Ce dernier point constituait l’objectif le plus difficile à atteindre, car il impliquait de véritables innovations sur le plan du fonctionnement même de l’entreprise, et c’est justement dans ce secteur que les résultats les plus importants ont été obtenus au cours du XIVe siècle et au début du XVe. Quelques exemples qui valent pour tous : le crédit d’exercice, c'est-à-dire la fourniture réciproque, entre toutes les entreprises, des quantités de ressources exactement nécessaires à l’exercice d’opérations spécifiques d’investissement, le compte courant bancaire, le chèque bancaire, le système de la lettre de change, la monnaie scripturale ou bancaire.

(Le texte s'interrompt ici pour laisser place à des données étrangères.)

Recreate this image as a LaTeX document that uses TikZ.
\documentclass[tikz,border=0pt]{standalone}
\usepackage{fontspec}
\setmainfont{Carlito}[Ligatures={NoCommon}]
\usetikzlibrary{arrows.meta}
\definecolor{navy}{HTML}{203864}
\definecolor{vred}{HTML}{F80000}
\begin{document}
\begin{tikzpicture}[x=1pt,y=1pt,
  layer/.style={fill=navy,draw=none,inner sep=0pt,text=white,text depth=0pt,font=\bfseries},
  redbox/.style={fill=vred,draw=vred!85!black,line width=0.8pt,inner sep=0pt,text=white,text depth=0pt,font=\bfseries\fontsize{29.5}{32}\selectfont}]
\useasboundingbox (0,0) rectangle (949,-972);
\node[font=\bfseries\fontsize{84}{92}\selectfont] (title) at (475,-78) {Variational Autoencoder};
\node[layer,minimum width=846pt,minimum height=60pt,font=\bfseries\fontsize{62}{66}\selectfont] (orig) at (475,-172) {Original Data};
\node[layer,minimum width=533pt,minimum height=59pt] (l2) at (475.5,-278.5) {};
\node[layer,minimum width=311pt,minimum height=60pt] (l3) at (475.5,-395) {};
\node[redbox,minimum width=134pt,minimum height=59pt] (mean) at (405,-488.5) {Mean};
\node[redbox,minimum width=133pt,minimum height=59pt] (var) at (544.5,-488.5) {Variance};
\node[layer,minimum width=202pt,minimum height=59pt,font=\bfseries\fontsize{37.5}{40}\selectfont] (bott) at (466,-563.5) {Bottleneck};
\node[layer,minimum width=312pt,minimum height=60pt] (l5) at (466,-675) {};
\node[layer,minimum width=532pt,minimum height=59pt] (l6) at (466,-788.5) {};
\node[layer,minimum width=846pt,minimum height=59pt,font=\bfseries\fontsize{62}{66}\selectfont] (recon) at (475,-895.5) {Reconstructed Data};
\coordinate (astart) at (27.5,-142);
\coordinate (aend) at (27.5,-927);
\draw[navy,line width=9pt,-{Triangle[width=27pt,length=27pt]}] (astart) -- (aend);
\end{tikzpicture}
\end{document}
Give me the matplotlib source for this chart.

Avec ces techniques opérationnelles et d’autres encore, qui naîtront où, tout du moins, se diffuseront définitivement au cours du XIVe siècle, le système bancaire intervenait directement au niveau de l’offre de liquidité: un chèque ou une lettre de change, qui pouvait même comporter un endos, c'est-à-dire une mention signée par le bénéficiaire indiquant le nom d’une tierce personne à laquelle effectuer le paiement, était déjà, à tous les effets, monnaie émise par les opérateurs singuliers et acceptée par leurs correspondants.

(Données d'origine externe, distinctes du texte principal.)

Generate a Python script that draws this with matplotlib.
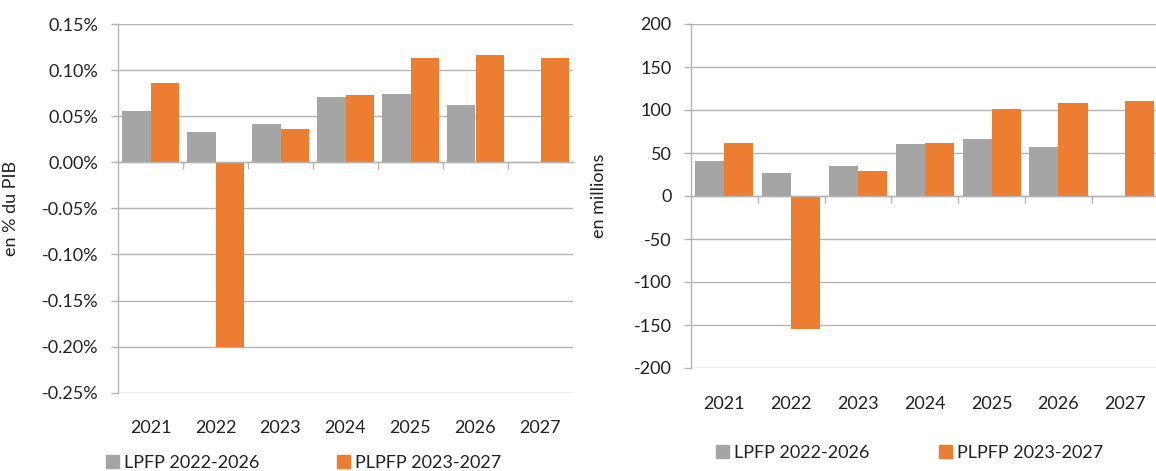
import numpy as np
import matplotlib.pyplot as plt
from matplotlib.patches import Patch
from matplotlib.ticker import FuncFormatter

plt.rcParams['font.family'] = ['Lato', 'DejaVu Sans']

# Données
annees = ['2021', '2022', '2023', '2024', '2025', '2026', '2027']
lpfp_pib = [0.056, 0.033, 0.042, 0.071, 0.074, 0.0625, np.nan]
plpfp_pib = [0.0857, -0.200, 0.0365, 0.0733, 0.1134, 0.1167, 0.1134]
lpfp_mds = [40.3, 26.4, 34.9, 60.8, 66.3, 57.3, np.nan]
plpfp_mds = [61.6, -155.0, 29.4, 61.6, 100.8, 107.8, 110.5]

serie_noms = ['LPFP 2022-2026', 'PLPFP 2023-2027']
gris = '#A5A5A5'
orange = '#ED7D31'
grille = '#B4B4B4'
W, H = 1156, 471

fig = plt.figure(figsize=(W / 100, H / 100), dpi=100)

def px(x0, y0, x1, y1):
    return [x0 / W, 1 - y1 / H, (x1 - x0) / W, (y1 - y0) / H]

ax1 = fig.add_axes(px(118, 24, 573, 392.7))
ax2 = fig.add_axes(px(691, 24, 1158.7, 368))

def fmt_pct(v, p):
    v = 0.0 if abs(v) < 1e-9 else v
    return f'{v:.2f}%'

def fmt_int(v, p):
    v = 0.0 if abs(v) < 1e-9 else v
    return f'{v:.0f}'

def dessiner(ax, v1, v2, yticks, fmt, ylabel, label_x):
    x = np.arange(len(annees))
    bw = 0.435
    ax.bar(x - bw / 2, v1, bw, color=gris, zorder=3)
    ax.bar(x + bw / 2, v2, bw, color=orange, zorder=3)
    ax.set_xlim(-0.5, len(annees) - 0.5)
    ax.set_ylim(yticks[0], yticks[-1])
    ax.set_yticks(yticks)
    ax.yaxis.set_major_formatter(FuncFormatter(fmt))
    ax.grid(axis='y', color=grille, lw=1.0, zorder=0)
    ax.tick_params(axis='y', length=5, width=1.0, color=grille, pad=9,
                   labelsize=13, labelcolor='#222222')
    for s in ['top', 'right']:
        ax.spines[s].set_visible(False)
    ax.spines['left'].set_color(grille)
    ax.spines['left'].set_linewidth(1.0)
    # axe horizontal à zéro, marques entre les catégories
    ax.spines['bottom'].set_position(('data', 0))
    ax.spines['bottom'].set_color(grille)
    ax.spines['bottom'].set_linewidth(1.0)
    ax.spines['bottom'].set_zorder(4)
    ax.set_xticks(x[:-1] + 0.5)
    ax.set_xticklabels([])
    ax.tick_params(axis='x', length=5, width=1.0, color=grille)
    sec = ax.secondary_xaxis('bottom')
    sec.set_xticks(x)
    sec.set_xticklabels(annees)
    sec.tick_params(length=0, pad=20, labelsize=13, labelcolor='#222222')
    sec.spines['bottom'].set_visible(False)
    ax.set_ylabel(ylabel, fontsize=13, color='#222222')
    ax.yaxis.set_label_coords(label_x, 0.5)

dessiner(ax1, lpfp_pib, plpfp_pib, np.round(np.arange(-0.25, 0.151, 0.05), 2),
         fmt_pct, 'en % du PIB', -0.218)
dessiner(ax2, lpfp_mds, plpfp_mds, np.arange(-200, 201, 50),
         fmt_int, 'en millions', -0.18)

handles = [Patch(color=gris, label=serie_noms[0]), Patch(color=orange, label=serie_noms[1])]
for (lx, ly, cs) in [(106, 463, 4.3), (716, 453, 3.85)]:
    fig.legend(handles=handles, loc='center left', bbox_to_anchor=(lx / W, 1 - ly / H),
               ncol=2, frameon=False, fontsize=13, handlelength=0.7, handleheight=0.7,
               handletextpad=0.3, columnspacing=cs, borderpad=0, borderaxespad=0,
               labelcolor='#222222')

fig.savefig('out.png', dpi=100)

Dans le secteur du crédit, le renoncement au nantissement et à l’acte notarié pour porter à terme l’opération de crédit constituaient d’autres formes importantes de simplification et d’épargne. Le nantissement et le recours au notaire devenaient superflus dès lors que la consignation d’une partie comptable à crédit sur le grand livre du prêteur, et de la partie comptable correspondante à débit sur le grand livre de qui recevait le prêt, suffisaient à rendre certaine et digne de foi l’opération de crédit. Des registres bancaires et mercantiles entiers de l’époque, contenant l’enregistrement de milliers de lettres de change sont parvenus jusqu’à nous, chacune de celles-ci constituant la trace, à la fois rapide et peu coûteuse, d’une opération de crédit. Ce système reposait entièrement sur le principe de fiducia, lequel n’était pas une simple attitude mentale, mais un véritable instrument économique en mesure d’indiquer le niveau de fiabilité des partenaires bancaires ou commerciaux. Au bas moyen-âge, le monde bancaire et marchand était constitué de groupes relativement réduits de personnes hautement spécialisées dans leur travail et qui, généralement se connaissaient; trahir la confiance réciproque était un acte très grave, car il coupait immédiatement son auteur du monde des affaires.

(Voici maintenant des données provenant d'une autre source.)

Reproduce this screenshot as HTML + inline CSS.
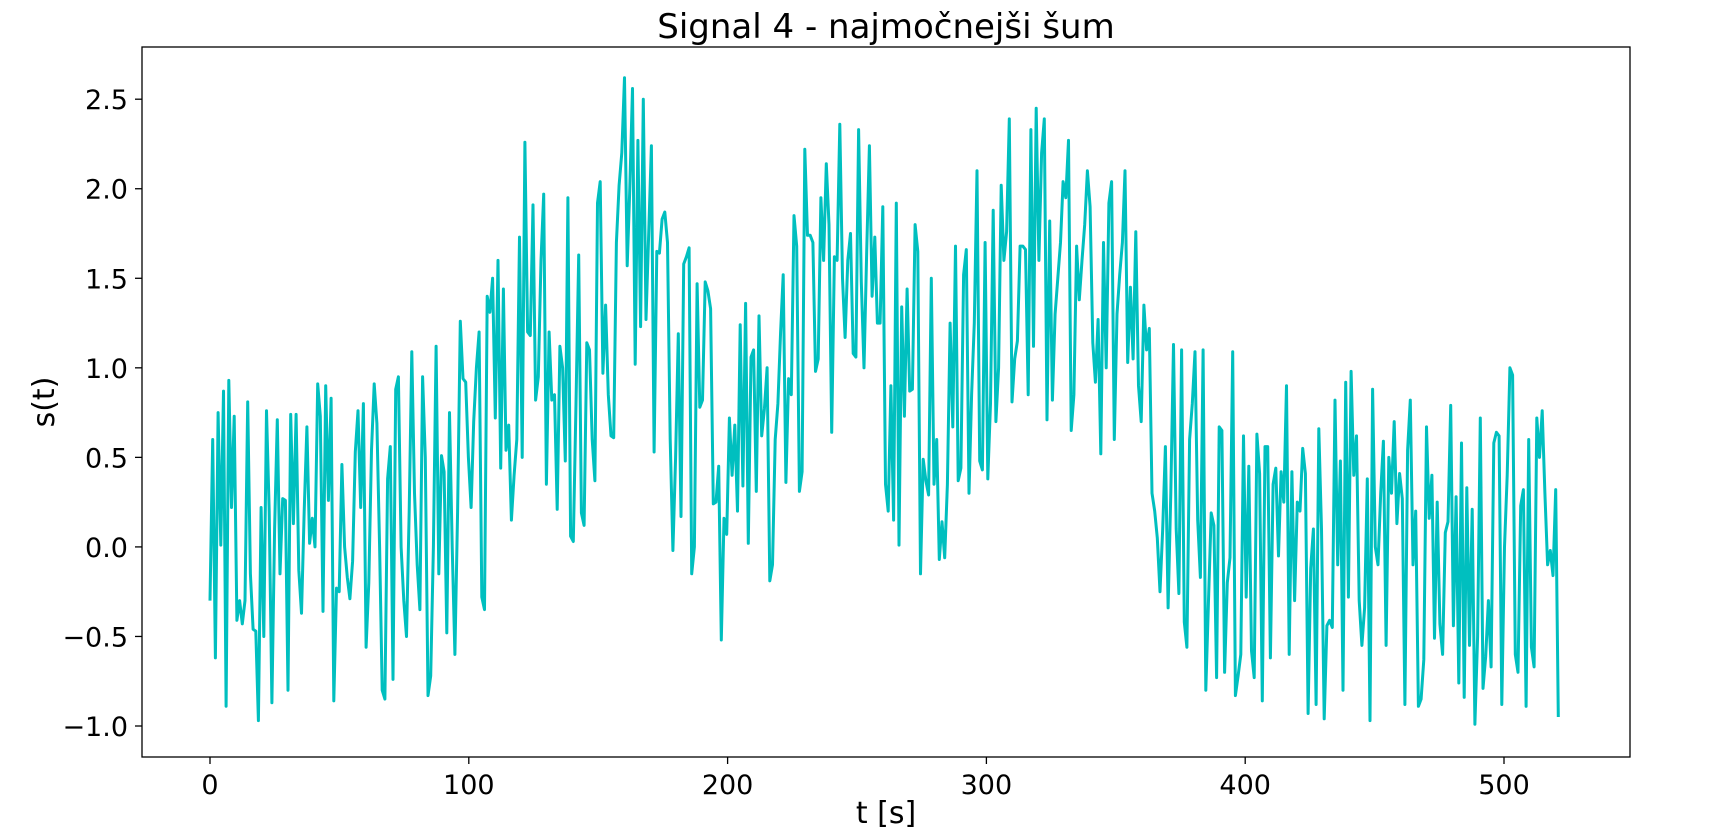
<!DOCTYPE html>
<html><head><meta charset="utf-8"><style>
html,body{margin:0;padding:0;background:#fff;}
svg text{font-family:"DejaVu Sans","Liberation Sans",sans-serif;fill:#000;}
</style></head><body>
<svg id="chart" width="1728" height="830" viewBox="0 0 1728 830" xmlns="http://www.w3.org/2000/svg">
<rect width="1728" height="830" fill="#fff"/>
<text x="886" y="38" font-size="34" text-anchor="middle">Signal 4 - najmočnejši šum</text>
<g id="plot"></g>
<rect x="142" y="47" width="1488" height="710" fill="none" stroke="#000" stroke-width="1.3"/>
<text x="886" y="823" font-size="30" text-anchor="middle">t [s]</text>
<text transform="translate(54,402) rotate(-90)" font-size="30" text-anchor="middle">s(t)</text>
</svg>
<script>
const xTicks=[0,100,200,300,400,500];
const yTicks=[-1.0,-0.5,0.0,0.5,1.0,1.5,2.0,2.5];
const tEnd=[521];
const signal=[-0.3,0.6,-0.62,0.75,0.01,0.87,-0.89,0.93,0.22,0.73,
-0.41,-0.3,-0.43,-0.3,0.81,-0.15,-0.46,-0.47,-0.97,0.22,
-0.5,0.76,0.2,-0.87,0.1,0.71,-0.15,0.27,0.26,-0.8,
0.74,0.13,0.74,-0.13,-0.37,0.2,0.67,0.02,0.16,0.0,
0.91,0.73,-0.36,0.9,0.26,0.83,-0.86,-0.23,-0.25,0.46,
0.0,-0.17,-0.29,-0.08,0.53,0.76,0.22,0.8,-0.56,-0.2,
0.54,0.91,0.69,0.0,-0.8,-0.85,0.38,0.56,-0.74,0.88,
0.95,0.0,-0.3,-0.5,0.2,1.09,0.3,-0.1,-0.35,0.95,
0.5,-0.83,-0.72,0.0,1.12,-0.15,0.51,0.42,-0.48,0.75,
0.0,-0.6,0.2,1.26,0.94,0.92,0.5,0.22,0.7,1.0,
1.2,-0.28,-0.35,1.4,1.31,1.5,0.72,1.6,0.44,1.44,
0.54,0.68,0.15,0.4,0.6,1.73,0.5,2.26,1.2,1.18,
1.91,0.82,0.95,1.6,1.97,0.35,1.2,0.82,0.85,0.21,
1.12,1.0,0.48,1.95,0.06,0.03,0.8,1.63,0.19,0.12,
1.14,1.1,0.6,0.37,1.92,2.04,0.97,1.35,0.85,0.62,
0.61,1.7,2.02,2.2,2.62,1.57,2.0,2.56,1.02,2.27,
1.23,2.5,1.27,1.75,2.24,0.53,1.65,1.64,1.83,1.87,
1.7,0.6,-0.02,0.5,1.19,0.17,1.58,1.62,1.67,-0.15,
0.0,1.47,0.78,0.82,1.48,1.43,1.33,0.24,0.25,0.45,
-0.52,0.16,0.07,0.72,0.4,0.68,0.2,1.24,0.34,1.36,
0.02,1.06,1.1,0.31,1.29,0.62,0.77,1.0,-0.19,-0.1,
0.6,0.8,1.2,1.52,0.36,0.94,0.85,1.85,1.68,0.31,
0.42,2.22,1.74,1.74,1.7,0.98,1.05,1.95,1.6,2.14,
1.8,0.64,1.62,1.6,2.36,1.5,1.17,1.6,1.75,1.08,
1.06,2.33,1.48,1.0,1.65,2.24,1.4,1.73,1.25,1.25,
1.9,0.35,0.2,0.9,0.15,1.92,0.01,1.34,0.73,1.44,
0.87,0.88,1.8,1.65,-0.15,0.49,0.37,0.29,1.5,0.35,
0.6,-0.07,0.14,-0.06,0.35,1.25,0.67,1.68,0.37,0.44,
1.52,1.66,0.3,0.85,1.25,2.1,0.48,0.43,1.7,0.38,
0.8,1.88,0.7,1.0,2.02,1.6,1.76,2.39,0.81,1.05,
1.15,1.68,1.68,1.66,0.85,2.33,1.12,2.45,1.6,2.2,
2.39,0.71,1.82,0.82,1.3,1.5,1.7,2.04,1.95,2.27,
0.65,0.85,1.68,1.38,1.6,1.8,2.1,1.9,1.14,0.92,
1.27,0.52,1.7,1.0,1.92,2.04,0.6,1.3,1.52,1.7,
2.1,1.03,1.45,1.05,1.76,0.9,0.7,1.35,1.1,1.22,
0.3,0.2,0.05,-0.25,0.1,0.56,-0.34,0.3,1.13,0.1,
-0.26,1.1,-0.42,-0.56,0.6,0.8,1.09,0.15,-0.17,1.1,
-0.8,-0.3,0.19,0.12,-0.73,0.67,0.65,-0.7,-0.2,-0.06,
1.09,-0.83,-0.72,-0.6,0.62,-0.28,0.45,-0.58,-0.73,0.63,
0.41,-0.86,0.56,0.56,-0.62,0.35,0.44,-0.05,0.42,0.25,
0.9,-0.6,0.42,-0.3,0.25,0.2,0.55,0.41,-0.93,-0.12,
0.1,-0.88,0.66,0.1,-0.96,-0.44,-0.41,-0.45,0.82,-0.1,
0.48,-0.8,0.92,-0.28,0.98,0.4,0.62,-0.3,-0.55,-0.34,
0.38,-0.97,0.88,0.0,-0.1,0.3,0.59,-0.55,0.5,0.3,
0.7,0.13,0.41,0.27,-0.88,0.54,0.82,-0.1,0.2,-0.89,
-0.85,-0.63,0.67,0.16,0.4,-0.51,0.25,-0.43,-0.6,0.08,
0.14,0.79,-0.44,0.28,-0.76,0.58,-0.84,0.33,-0.55,0.21,
-0.99,-0.5,0.72,-0.79,-0.61,-0.3,-0.67,0.58,0.64,0.62,
-0.88,0.0,0.4,1.0,0.96,-0.6,-0.7,0.23,0.32,-0.89,
0.6,-0.56,-0.67,0.72,0.5,0.76,0.3,-0.1,-0.02,-0.16,
0.32,-0.95];
const NS="http://www.w3.org/2000/svg";
function xScale(v){return 210+v*(1504-210)/500;}
function yScale(v){return 726-(v+1)*(726-99.2)/3.5;}
const g=document.getElementById('plot');
xTicks.forEach(t=>{
 const l=document.createElementNS(NS,'line');
 
 
 l.setAttribute('x1',xScale(t));l.setAttribute('x2',xScale(t));l.setAttribute('y1',757);l.setAttribute('y2',764);l.setAttribute('stroke','#000');l.setAttribute('stroke-width','1.3');g.appendChild(l);
 const tx=document.createElementNS(NS,'text');
 
 
 tx.setAttribute('x',xScale(t));tx.setAttribute('y',794);tx.setAttribute('font-size','27');tx.setAttribute('text-anchor','middle');tx.textContent=t;g.appendChild(tx);
});
yTicks.forEach(t=>{
 const l=document.createElementNS(NS,'line');
 
 
 l.setAttribute('x1',135);l.setAttribute('x2',142);l.setAttribute('y1',yScale(t));l.setAttribute('y2',yScale(t));l.setAttribute('stroke','#000');l.setAttribute('stroke-width','1.3');g.appendChild(l);
 const tx=document.createElementNS(NS,'text');
 
 
 tx.setAttribute('x',128);tx.setAttribute('y',yScale(t)+10);tx.setAttribute('font-size','27');tx.setAttribute('text-anchor','end');tx.textContent=(t<0?'\u2212':'')+Math.abs(t).toFixed(1);g.appendChild(tx);
});
const step=tEnd[0]/(signal.length-1);
const p=document.createElementNS(NS,'polyline');


p.setAttribute('points',signal.map((v,i)=>xScale(i*step).toFixed(1)+','+yScale(v).toFixed(1)).join(' '));
p.setAttribute('fill','none');p.setAttribute('stroke','#00bfbf');p.setAttribute('stroke-width','3');p.setAttribute('stroke-linejoin','round');
g.appendChild(p);
</script>
</body></html>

L’économie médiévale n’avait pas besoin d’une entreprise exclusivement bancaire, et pourtant, la route se dirigeait désormais dans cette direction; dès le XVe siècle, en effet, dans de nombreux établissements, si l’activité bancaire n’était pas encore l’activité exclusive, elle en constituait toutefois désormais l’activité principale. Il s’agissait des entreprises qui se préparaient à dominer le nouveau monde qui naissait au fur et à mesure qu’il parvenait à se libérer des obstacles de la crise économique.